Para arrefecer os ânimos em torno do preço da base, Virgínia assegurou aos seus seguidores e potenciais leads que a sua base teria uma qualidade ímpar, com alta durabilidade, cobertura e resistência à água. Conforme as primeiras resenhas foram saindo, as influenciadores de beleza mostraram como essa promessa não era cumprida pelo produto, tornando os 200 reais injustificáveis.
Em mais uma tentativa de valorizar o seu lançamento, Virgínia argumentou que a base seria um “dermocosmético”. Ou seja, além de atuar como base, sua formulação também estaria carregada de ativos que tratam a pele. Além de termo ser, formalmente, duvidoso. Juridicamente, ele não se aplica. Logo, a internet descobriu que o produto foi cadastrado na Anvisa como um cosmético de grau 1 e que a concentração de ativos na base é ínfima, não sendo possível classificá-la como um cosmético que traz benefícios para a saúde da pele, mudando as suas característica (o que a colocaria no grau 2 da classificação da Agência Nacional de Vigilância Sanitária).
Se tem uma coisa que Virgínia sabe fazer, é o marketing dos seus produtos, que costumam bater recordes de vendas no lançamento. A (falta de) qualidade do produto acabou sendo, no entanto, o maior marketing da base, porém um marketing pra lá de negativo. Com isso, a empresa acabou tendo que recorrer a estratégias urgentes para escoar o produto, como “compre x, ganhe uma base”, e promoções relâmpago reduzindo o preço dela. Na verdade, acredito que o preço inicial serviria apenas para ancoragens de preço (De R$ 200 por R$ 99,90, por exemplo).
Fato é que é improvável que o marketing faça milagres por esse produto, tanto para a primeira compra, como para – e especialmente – a recompra.
Não importa o tamanho do seu negócio, em algum momento será preciso. Para Virgínia, essa gestão não passou de deboches em resposta às resenhas negativas e um absoluto descaso para com o descontentamento dos seus clientes e da sua audiência.
Se você não está preparada(o), o seu staff tem que estar. Se você está preparada(o), o seu staff também tem que estar. Não tem opção. Você precisa estar rodeada(o) de pessoas que vão contribuir para reduzir as chances do seu barco (a sua empresa) afundar. Neste caso, é evidente que Virgínia não teve, em todas as etapas do processo, profissionais competentes que pudessem guiá-la para explorar um nicho no qual ela não é autoridade e, depois, gerir a crise instalada. Aparentemente, o amadorismo reinou.
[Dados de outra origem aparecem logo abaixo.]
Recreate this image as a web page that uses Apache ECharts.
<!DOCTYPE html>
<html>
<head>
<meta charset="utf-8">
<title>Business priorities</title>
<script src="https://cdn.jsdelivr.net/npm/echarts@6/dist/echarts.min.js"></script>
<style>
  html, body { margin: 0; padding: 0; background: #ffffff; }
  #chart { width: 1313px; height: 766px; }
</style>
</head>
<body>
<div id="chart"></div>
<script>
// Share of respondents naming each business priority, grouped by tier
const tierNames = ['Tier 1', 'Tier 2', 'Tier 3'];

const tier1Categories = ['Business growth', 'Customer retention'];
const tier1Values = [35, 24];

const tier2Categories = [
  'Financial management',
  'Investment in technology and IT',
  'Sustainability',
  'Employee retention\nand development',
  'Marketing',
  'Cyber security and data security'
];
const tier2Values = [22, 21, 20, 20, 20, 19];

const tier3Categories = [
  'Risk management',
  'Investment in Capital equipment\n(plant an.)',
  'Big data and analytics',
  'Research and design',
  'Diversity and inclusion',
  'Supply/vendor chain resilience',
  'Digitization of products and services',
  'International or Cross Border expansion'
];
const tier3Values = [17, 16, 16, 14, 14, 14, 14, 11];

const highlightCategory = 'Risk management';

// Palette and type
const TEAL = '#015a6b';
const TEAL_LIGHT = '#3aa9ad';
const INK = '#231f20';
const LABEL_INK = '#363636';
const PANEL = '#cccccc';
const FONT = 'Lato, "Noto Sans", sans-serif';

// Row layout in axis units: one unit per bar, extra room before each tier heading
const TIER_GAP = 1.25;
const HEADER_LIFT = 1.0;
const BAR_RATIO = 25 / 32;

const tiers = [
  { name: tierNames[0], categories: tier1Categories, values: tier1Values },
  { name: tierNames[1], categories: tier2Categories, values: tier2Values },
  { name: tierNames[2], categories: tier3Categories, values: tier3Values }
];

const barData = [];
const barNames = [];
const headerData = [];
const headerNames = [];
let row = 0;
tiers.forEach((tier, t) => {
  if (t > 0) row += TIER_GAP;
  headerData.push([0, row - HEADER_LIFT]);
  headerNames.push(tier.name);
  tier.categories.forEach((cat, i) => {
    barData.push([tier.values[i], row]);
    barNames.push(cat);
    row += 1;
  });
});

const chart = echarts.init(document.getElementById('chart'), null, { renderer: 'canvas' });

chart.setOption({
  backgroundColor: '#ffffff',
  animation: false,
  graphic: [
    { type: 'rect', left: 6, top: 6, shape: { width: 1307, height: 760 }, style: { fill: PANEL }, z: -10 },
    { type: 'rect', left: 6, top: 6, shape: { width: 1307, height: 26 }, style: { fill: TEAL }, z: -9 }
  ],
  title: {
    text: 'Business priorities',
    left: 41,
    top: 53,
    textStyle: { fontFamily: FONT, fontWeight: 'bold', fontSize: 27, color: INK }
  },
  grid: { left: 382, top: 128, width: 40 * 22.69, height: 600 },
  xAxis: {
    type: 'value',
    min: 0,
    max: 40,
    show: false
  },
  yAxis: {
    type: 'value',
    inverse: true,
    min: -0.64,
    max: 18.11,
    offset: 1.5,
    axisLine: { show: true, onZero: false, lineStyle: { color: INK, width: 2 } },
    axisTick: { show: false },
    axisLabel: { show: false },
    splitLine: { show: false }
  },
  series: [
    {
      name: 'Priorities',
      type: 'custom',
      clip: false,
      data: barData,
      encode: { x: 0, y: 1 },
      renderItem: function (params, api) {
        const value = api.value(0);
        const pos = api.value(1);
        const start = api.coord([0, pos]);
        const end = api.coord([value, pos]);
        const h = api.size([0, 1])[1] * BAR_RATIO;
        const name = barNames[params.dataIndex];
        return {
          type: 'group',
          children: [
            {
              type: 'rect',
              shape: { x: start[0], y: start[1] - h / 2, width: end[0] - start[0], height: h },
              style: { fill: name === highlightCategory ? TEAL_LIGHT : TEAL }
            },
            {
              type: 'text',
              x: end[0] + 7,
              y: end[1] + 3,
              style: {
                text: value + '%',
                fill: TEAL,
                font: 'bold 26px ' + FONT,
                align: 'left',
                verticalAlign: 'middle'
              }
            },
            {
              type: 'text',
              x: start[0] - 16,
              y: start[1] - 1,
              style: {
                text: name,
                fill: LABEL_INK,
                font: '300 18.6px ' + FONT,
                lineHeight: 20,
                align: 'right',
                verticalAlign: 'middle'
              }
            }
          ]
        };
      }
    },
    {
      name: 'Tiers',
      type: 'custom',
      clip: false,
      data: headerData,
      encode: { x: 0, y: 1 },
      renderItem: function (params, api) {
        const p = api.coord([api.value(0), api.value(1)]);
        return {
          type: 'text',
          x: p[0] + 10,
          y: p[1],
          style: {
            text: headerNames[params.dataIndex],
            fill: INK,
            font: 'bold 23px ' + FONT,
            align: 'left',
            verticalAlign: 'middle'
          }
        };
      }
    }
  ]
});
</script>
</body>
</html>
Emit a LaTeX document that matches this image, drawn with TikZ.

Os erros de Virgínia e sua empresa aconteceram desde o desenvolvimento até o posicionamento do produto e da marca. Com certeza, seria possível listar mais lições (quem sabe as duzentas do título?), mas as sete que você acabou de ler já nos dão referenciais importantes na condução dos nossos próprios negócios. Fato é que os erros sempre vão acontecer, mas o desafio é errar rápido e barato, ou seja, não permitir que esses erros se prolonguem no tempo e custem muito mais do que “apenas” dinheiro.